# [INSTRUCTION]
Extract the lines from the start through the line that holds "import numpy as np", both included, omitting all images.

PROVIDED MATERIAL start

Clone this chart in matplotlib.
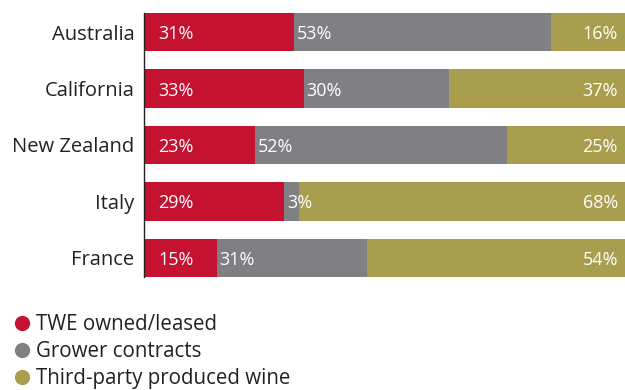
import matplotlib
matplotlib.use("Agg")
import matplotlib.pyplot as plt
from matplotlib.lines import Line2D
import numpy as np

regions = ["Australia", "California", "New Zealand", "Italy", "France"]
twe_owned = [31, 33, 23, 29, 15]
grower = [53, 30, 52, 3, 31]
third_party = [16, 37, 25, 68, 54]
series_names = ["TWE owned/leased", "Grower contracts", "Third-party produced wine"]
colors = ["#C41230", "#807F84", "#A99E4D"]

plt.rcParams['font.family'] = ['Open Sans', 'DejaVu Sans']

fig = plt.figure(figsize=(6.25, 3.9), dpi=100)
ax = fig.add_axes([144/625, 1-277/390, 484/625, 264/390])

y = np.arange(len(regions))
h = 0.68
left = np.zeros(len(regions))
for vals, c in zip([twe_owned, grower, third_party], colors):
    ax.barh(y, vals, left=left, height=h, color=c, linewidth=0)
    left = left + np.array(vals)

fs = 13
for i in range(len(regions)):
    ax.text(10.2, y[i], f"{twe_owned[i]}%", ha='right', va='center_baseline', color='white', fontsize=fs)
    ax.text(twe_owned[i] + 0.6, y[i], f"{grower[i]}%", ha='left', va='center_baseline', color='white', fontsize=fs)
    ax.text(97.9, y[i], f"{third_party[i]}%", ha='right', va='center_baseline', color='white', fontsize=fs)

ax.set_xlim(0, 100)
ax.set_ylim(len(regions) - 1 + h/2, -h/2)
ax.set_yticks(y)
ax.set_yticklabels(regions, fontsize=14.5, color='#222222', va='center_baseline')
ax.tick_params(axis='y', length=0, pad=7)
ax.set_xticks([])
for s in ['top', 'right', 'bottom']:
    ax.spines[s].set_visible(False)
ax.spines['left'].set_color('#222222')
ax.spines['left'].set_linewidth(1)

handles = [Line2D([], [], marker='o', linestyle='none', markersize=11, markerfacecolor=c,
                  markeredgewidth=0) for c in colors]
fig.legend(handles, series_names, loc='upper left', bbox_to_anchor=(0.005, 1-306/390),
           frameon=False, fontsize=14.8, handletextpad=0.2, labelspacing=0.28,
           borderaxespad=0, handlelength=1.0, labelcolor='#222222')

fig.savefig("out.png", dpi=100)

PROVIDED MATERIAL end

# [RESPONSE TO THE TASK]
Clone this chart in matplotlib.
import matplotlib
matplotlib.use("Agg")
import matplotlib.pyplot as plt
from matplotlib.lines import Line2D
import numpy as np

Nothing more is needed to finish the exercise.